#### Recorded information:
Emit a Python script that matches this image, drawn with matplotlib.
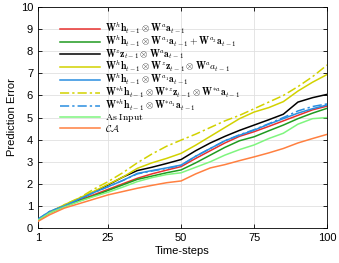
import matplotlib
matplotlib.use("Agg")
import matplotlib.pyplot as plt

t = [1, 5, 10, 15, 20, 25, 30, 35, 40, 45, 50, 55, 60, 65, 70, 75, 80, 85, 90, 95, 100]

red = [0.35, 0.7, 0.97, 1.25, 1.5, 1.75, 2.0, 2.25, 2.45, 2.62, 2.78, 3.15, 3.5, 3.85, 4.15, 4.36, 4.6, 4.85, 5.1, 5.35, 5.52]
green = [0.35, 0.7, 0.97, 1.22, 1.45, 1.7, 1.95, 2.2, 2.35, 2.5, 2.63, 2.95, 3.3, 3.65, 3.95, 4.13, 4.4, 4.66, 4.95, 5.2, 5.42]
black = [0.35, 0.7, 1.0, 1.3, 1.62, 1.95, 2.3, 2.6, 2.75, 2.92, 3.1, 3.5, 3.85, 4.15, 4.42, 4.66, 4.9, 5.15, 5.7, 5.9, 6.05]
yellow = [0.35, 0.72, 1.05, 1.35, 1.65, 1.98, 2.3, 2.7, 2.95, 3.15, 3.38, 3.75, 4.15, 4.55, 4.95, 5.25, 5.45, 5.72, 6.2, 6.6, 6.95]
blue = [0.4, 0.75, 1.0, 1.3, 1.6, 1.87, 2.15, 2.47, 2.6, 2.72, 2.85, 3.25, 3.6, 3.95, 4.2, 4.43, 4.7, 4.95, 5.2, 5.4, 5.57]
yellow_dd = [0.35, 0.7, 1.05, 1.35, 1.75, 2.1, 2.5, 2.95, 3.35, 3.7, 3.98, 4.25, 4.55, 4.85, 5.1, 5.4, 5.7, 6.0, 6.4, 6.85, 7.38]
blue_dd = [0.4, 0.75, 1.0, 1.3, 1.6, 1.87, 2.15, 2.45, 2.58, 2.7, 2.83, 3.25, 3.6, 3.95, 4.22, 4.45, 4.72, 5.0, 5.3, 5.5, 5.62]
as_input = [0.35, 0.68, 0.95, 1.2, 1.42, 1.62, 1.85, 2.1, 2.28, 2.42, 2.5, 2.75, 3.0, 3.3, 3.55, 3.76, 4.05, 4.29, 4.7, 4.95, 5.0]
ca = [0.3, 0.6, 0.9, 1.1, 1.3, 1.5, 1.65, 1.8, 1.93, 2.05, 2.13, 2.45, 2.72, 2.87, 3.05, 3.22, 3.4, 3.6, 3.85, 4.05, 4.24]

labels = [
    r"$\mathbf{W}^h\mathbf{h}_{t-1}\otimes\mathbf{W}^a\mathbf{a}_{t-1}$",
    r"$\mathbf{W}^h\mathbf{h}_{t-1}\otimes\mathbf{W}^{a_1}\mathbf{a}_{t-1}+\mathbf{W}^{a_2}\mathbf{a}_{t-1}$",
    r"$\mathbf{W}^z\mathbf{z}_{t-1}\otimes\mathbf{W}^a\mathbf{a}_{t-1}$",
    r"$\mathbf{W}^h\mathbf{h}_{t-1}\otimes\mathbf{W}^z\mathbf{z}_{t-1}\otimes\mathbf{W}^a a_{t-1}$",
    r"$\mathbf{W}^h\mathbf{h}_{t-1}\otimes\mathbf{W}^{a_1}\mathbf{a}_{t-1}$",
    r"$\mathbf{W}^{*h}\mathbf{h}_{t-1}\otimes\mathbf{W}^{*z}\mathbf{z}_{t-1}\otimes\mathbf{W}^{*a}\mathbf{a}_{t-1}$",
    r"$\mathbf{W}^{*h}\mathbf{h}_{t-1}\otimes\mathbf{W}^{*a_1}\mathbf{a}_{t-1}$",
    r"$\mathrm{As\ Input}$",
    r"$\mathcal{CA}$",
]

plt.rcParams['mathtext.fontset'] = 'cm'
plt.rcParams['font.family'] = ['Liberation Sans', 'DejaVu Sans']

fig = plt.figure(figsize=(3.39, 2.63), dpi=100)
ax = fig.add_axes([0.112, 0.133, 0.853, 0.84])

lw = 1.1
ax.plot(t, red, color='#e8312f', lw=lw, label=labels[0], zorder=3)
ax.plot(t, green, color='#1f9a1f', lw=lw, label=labels[1], zorder=3)
ax.plot(t, black, color='black', lw=lw, label=labels[2], zorder=3)
ax.plot(t, yellow, color='#d2d200', lw=lw, label=labels[3], zorder=3)
ax.plot(t, blue, color='#2a8ee0', lw=lw, label=labels[4], zorder=3)
ax.plot(t, yellow_dd, color='#d2d200', lw=lw, dashes=(6, 2, 1.5, 2), label=labels[5], zorder=3)
ax.plot(t, blue_dd, color='#2a8ee0', lw=lw, dashes=(6, 2, 1.5, 2), label=labels[6], zorder=3)
ax.plot(t, as_input, color='#7ff57f', lw=lw, label=labels[7], zorder=3)
ax.plot(t, ca, color='#ff8040', lw=lw, label=labels[8], zorder=3)

ax.set_xlim(1, 100)
ax.set_ylim(0, 10)
ax.set_xticks([1, 25, 50, 75, 100])
ax.set_yticks(range(0, 11))
ax.grid(True, color='#e0e0e0', lw=0.6)
ax.set_axisbelow(True)
ax.tick_params(direction='in', top=True, right=True, labelsize=8, length=3, width=0.6)
for s in ax.spines.values():
    s.set_linewidth(0.6)
ax.set_xlabel("Time-steps", fontsize=8, labelpad=2)
ax.set_ylabel("Prediction Error", fontsize=8, labelpad=3)

leg = ax.legend(loc='upper left', bbox_to_anchor=(0.076, 0.935), frameon=False,
                fontsize=7.0, handlelength=4.1, handletextpad=0.5,
                labelspacing=-0.13, borderaxespad=0, borderpad=0)

fig.savefig("out.png", dpi=100)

#### What is asked:
Where a line in the material contains "matplotlib", copy that line.

#### Result of the task:
Emit a Python script that matches this image, drawn with matplotlib.
import matplotlib
matplotlib.use("Agg")
import matplotlib.pyplot as plt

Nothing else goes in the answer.